From what I remember of high school, it was a blur of social anxiety and bodily transformation. Yet from reading this article one would think we were all well-adjusted, multi-talented brainiacs who translated Medieval French troubadour verse for fun and pooped out National Merit Scholarships when we weren’t busy running triathlons and curing AIDS at the same time. I guess some of us were. I certainly was not—see that kid at her locker observing the world with a stink-eye while noshing on a Hostess Fruit Pie? Yeah, that was me. I took AP Judgment in high school, and left it at that.
I have a lot of good things to say about my high school, but most of you don’t give a shit. You want to hear what this genius factory sucks at. Well, for one, there’s me. That should make you feel better about yourself immediately. And secondly, most of us were not as outstandingly awesome as the article suggests—there was a large dose of journalistic license liberally applied. Granted, I did not have the benefit of going to high school more than once and increasing my sample size (HALLELUJAH) so I only have the perspective of my own experience. We were probably more motivated than most, and more eager to be inspired, and that’s saying a lot. But we were still teenagers, and thereby assholes by definition: lazy, hungry, stupid, insecure and just figuring life out.

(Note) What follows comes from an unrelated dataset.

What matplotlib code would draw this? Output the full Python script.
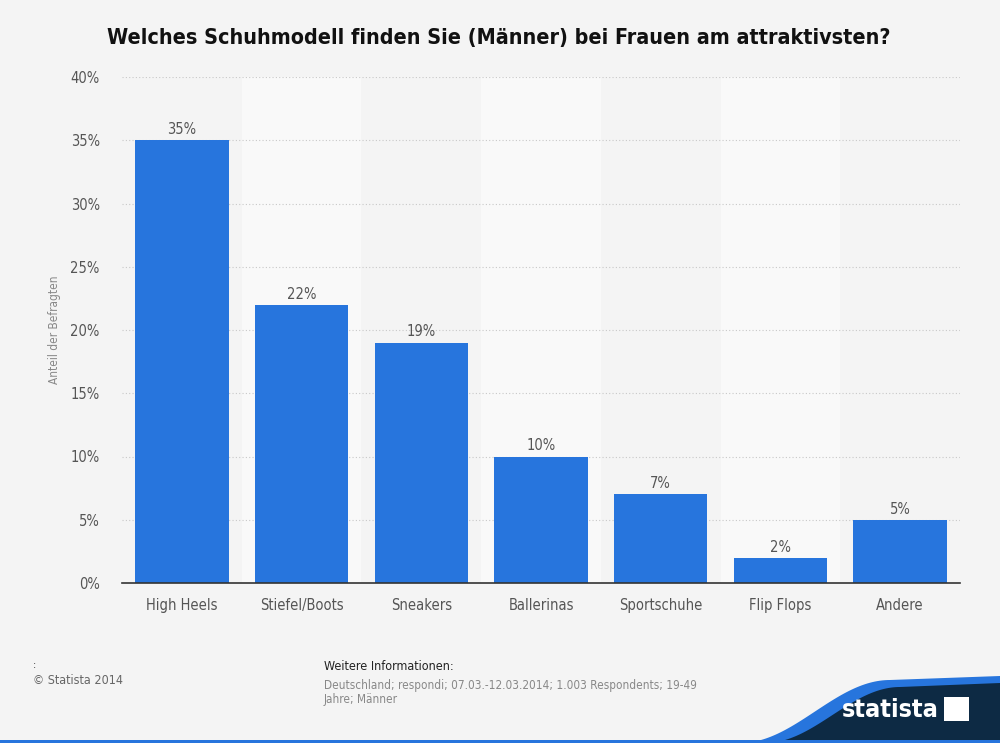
import numpy as np
import matplotlib
matplotlib.use("Agg")
import matplotlib.pyplot as plt
from matplotlib.patches import Polygon, Rectangle

# data
categories = ["High Heels", "Stiefel/Boots", "Sneakers", "Ballerinas",
              "Sportschuhe", "Flip Flops", "Andere"]
values = [35, 22, 19, 10, 7, 2, 5]
yticks = [0, 5, 10, 15, 20, 25, 30, 35, 40]

plt.rcParams['font.family'] = ['DejaVu Sans']
plt.rcParams['font.stretch'] = 'condensed'

bg = '#f4f4f4'
bar_color = '#2775dd'
text_gray = '#555555'

fig = plt.figure(figsize=(10, 7.43), dpi=100, facecolor=bg)
W, H = 1000, 743
# axes placed in pixel coordinates
left, right, top, bottom = 122, 960, 77, 583
ax = fig.add_axes([left / W, 1 - bottom / H, (right - left) / W, (bottom - top) / H])
ax.set_facecolor(bg)

x = np.arange(len(categories))
ax.set_xlim(-0.5, len(categories) - 0.5)
ax.set_ylim(0, 40)

# alternating column bands
for i in x:
    if i % 2 == 1:
        ax.axvspan(i - 0.5, i + 0.5, color='#f9f9f9', zorder=0, lw=0)

for y in yticks[1:]:
    ax.axhline(y, color='#c8c8c8', lw=0.8, ls=(0, (1, 2)), zorder=1)

bars = ax.bar(x, values, width=0.78, color=bar_color, zorder=2)
for xi, v in zip(x, values):
    ax.text(xi, v + 0.25, f"{v}%", ha='center', va='bottom', fontsize=10.5,
            color=text_gray)

ax.set_xticks(x)
ax.set_xticklabels(categories, fontsize=10.5, color=text_gray)
ax.set_yticks(yticks)
ax.set_yticklabels([f"{t}%" for t in yticks], fontsize=10.5, color=text_gray)
ax.tick_params(axis='both', length=0)
ax.tick_params(axis='x', pad=11)
ax.tick_params(axis='y', pad=16)
for s in ['top', 'right', 'left']:
    ax.spines[s].set_visible(False)
ax.spines['bottom'].set_color('#333333')
ax.spines['bottom'].set_linewidth(1.2)
ax.set_ylabel("Anteil der Befragten", fontsize=8.5, color='#888888', labelpad=7)

fig.text(499 / W, 1 - 38 / H, "Welches Schuhmodell finden Sie (Männer) bei Frauen am attraktivsten?",
         ha='center', va='center', fontsize=15.4, fontweight='bold', color='#111111')

# footer
fig.text(33 / W, 1 - 665 / H, ":", fontsize=8, color='#333333', va='center')
fig.text(33 / W, 1 - 681 / H, "© Statista 2014", fontsize=9, color='#666666', va='center')
fig.text(324 / W, 1 - 667 / H, "Weitere Informationen:", fontsize=9, color='#222222', va='center')
fig.text(324 / W, 1 - 685 / H, "Deutschland; respondi; 07.03.-12.03.2014; 1.003 Respondents; 19-49",
         fontsize=8.5, color='#888888', va='center')
fig.text(324 / W, 1 - 700 / H, "Jahre; Männer", fontsize=8.5, color='#888888', va='center')

# logo band
t = np.linspace(0, 1, 60)
xs = 740 + 150 * t
ys_curve = 743 - (743 - 680) * (0.5 - 0.5 * np.cos(np.pi * t))
blue_pts = [(px / W, 1 - py / H) for px, py in zip(xs, ys_curve)]
blue_pts += [(1, 1 - 676 / H), (1, 0), (740 / W, 0)]
fig.patches.append(Polygon(blue_pts, closed=True, transform=fig.transFigure,
                           facecolor='#2775dd', edgecolor='none'))
xs2 = 765 + 135 * t
ys2 = 743 - (743 - 687) * (0.5 - 0.5 * np.cos(np.pi * t))
navy_pts = [(px / W, 1 - py / H) for px, py in zip(xs2, ys2)]
navy_pts += [(1, 1 - 683 / H), (1, 0), (765 / W, 0)]
fig.patches.append(Polygon(navy_pts, closed=True, transform=fig.transFigure,
                           facecolor='#0d2a44', edgecolor='none'))
fig.patches.append(Rectangle((0, 0), 1, 3 / H, transform=fig.transFigure,
                             facecolor='#2775dd', edgecolor='none'))
fig.text(890 / W, 1 - 710 / H, "statista", fontsize=18, fontweight='bold',
         color='white', ha='center', va='center')
fig.patches.append(Rectangle((944 / W, 1 - 721 / H), 25 / W, 24 / H,
                             transform=fig.transFigure, facecolor='white', edgecolor='none'))

fig.savefig("out.png", dpi=100, facecolor=bg)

TJ was definitely a safe place for a lot of us, especially during a time when the base schools were installing metal detectors to screen for weapons. And during formative years, one can’t say enough about the benefits of something like that. But we were also incredibly sheltered—those of us who developed any street smarts at all either grew up where that was already necessary or came by them far later in life. There are huge advantages to being surrounded by smart kids of more or less the same socioeconomic status—but the disadvantage is a certain character-killing homogeneity. I feel that a lot of us grew up sort of retarded in the ways of sex, drugs, racial and class relations—that is to say, the real world outside of White Liberal Guiltanistan—but damn if we couldn’t ride the shit out of a quadratic equation.
The article talks about whiz kids who are destined for the Ivy Leagues. And then what? How much does being able to clone an African violet in a petri dish really count for in life? Seriously, now, do any of you living in the reality of adulthood actually believe that these kids won’t eventually have their dreams killed? Most of them will, obviously. Such is life.
And they will nevertheless lead perfectly responsible and happy lives, if they’re lucky. The geeks will console themselves from the quotidian stressors of existence with their PlayStations, the jocks will masturbate to memories of their All-State victories, the drama kids will take their exhibitionist tendencies out on their co-workers, the straight-A students will continue trying to validate themselves by earning the approval of others. It’s life. Which is something that is attainable even if you never went to the best high school in America. So you have absolutely no reason to hate this school, in particular. You can hate it because you hate high school universally, though, and be grateful that we are no longer there.